**Goal of the exercise**
Transcribe the full listing exactly, and drop every picture.

____ Source material

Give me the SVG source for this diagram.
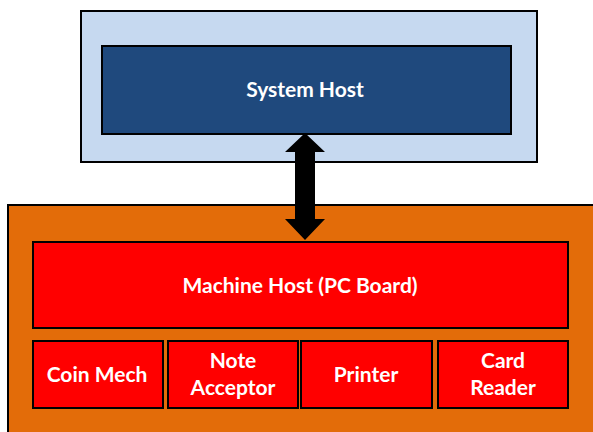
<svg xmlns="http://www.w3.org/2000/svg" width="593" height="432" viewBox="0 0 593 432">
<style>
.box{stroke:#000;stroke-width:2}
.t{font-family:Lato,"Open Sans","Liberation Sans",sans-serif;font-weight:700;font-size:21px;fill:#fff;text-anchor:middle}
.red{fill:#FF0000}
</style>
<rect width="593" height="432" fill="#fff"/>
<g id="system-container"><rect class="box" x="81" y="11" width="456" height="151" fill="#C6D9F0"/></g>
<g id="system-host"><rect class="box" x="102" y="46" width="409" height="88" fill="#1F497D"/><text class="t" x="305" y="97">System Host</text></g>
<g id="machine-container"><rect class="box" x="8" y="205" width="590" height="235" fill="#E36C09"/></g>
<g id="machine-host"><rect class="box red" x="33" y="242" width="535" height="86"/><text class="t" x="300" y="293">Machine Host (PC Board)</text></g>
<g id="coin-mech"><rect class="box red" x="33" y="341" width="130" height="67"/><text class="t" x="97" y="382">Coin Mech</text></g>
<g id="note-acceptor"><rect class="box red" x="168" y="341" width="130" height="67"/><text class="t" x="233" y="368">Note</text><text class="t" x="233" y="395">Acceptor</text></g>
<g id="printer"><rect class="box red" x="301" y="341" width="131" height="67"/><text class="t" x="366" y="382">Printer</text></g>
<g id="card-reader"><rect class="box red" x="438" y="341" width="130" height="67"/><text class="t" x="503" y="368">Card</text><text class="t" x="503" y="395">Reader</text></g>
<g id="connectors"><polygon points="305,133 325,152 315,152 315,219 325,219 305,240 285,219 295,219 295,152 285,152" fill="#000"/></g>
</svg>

________

**Output of the exercise**
Give me the SVG source for this diagram.
<svg xmlns="http://www.w3.org/2000/svg" width="593" height="432" viewBox="0 0 593 432">
<style>
.box{stroke:#000;stroke-width:2}
.t{font-family:Lato,"Open Sans","Liberation Sans",sans-serif;font-weight:700;font-size:21px;fill:#fff;text-anchor:middle}
.red{fill:#FF0000}
</style>
<rect width="593" height="432" fill="#fff"/>
<g id="system-container"><rect class="box" x="81" y="11" width="456" height="151" fill="#C6D9F0"/></g>
<g id="system-host"><rect class="box" x="102" y="46" width="409" height="88" fill="#1F497D"/><text class="t" x="305" y="97">System Host</text></g>
<g id="machine-container"><rect class="box" x="8" y="205" width="590" height="235" fill="#E36C09"/></g>
<g id="machine-host"><rect class="box red" x="33" y="242" width="535" height="86"/><text class="t" x="300" y="293">Machine Host (PC Board)</text></g>
<g id="coin-mech"><rect class="box red" x="33" y="341" width="130" height="67"/><text class="t" x="97" y="382">Coin Mech</text></g>
<g id="note-acceptor"><rect class="box red" x="168" y="341" width="130" height="67"/><text class="t" x="233" y="368">Note</text><text class="t" x="233" y="395">Acceptor</text></g>
<g id="printer"><rect class="box red" x="301" y="341" width="131" height="67"/><text class="t" x="366" y="382">Printer</text></g>
<g id="card-reader"><rect class="box red" x="438" y="341" width="130" height="67"/><text class="t" x="503" y="368">Card</text><text class="t" x="503" y="395">Reader</text></g>
<g id="connectors"><polygon points="305,133 325,152 315,152 315,219 325,219 305,240 285,219 295,219 295,152 285,152" fill="#000"/></g>
</svg>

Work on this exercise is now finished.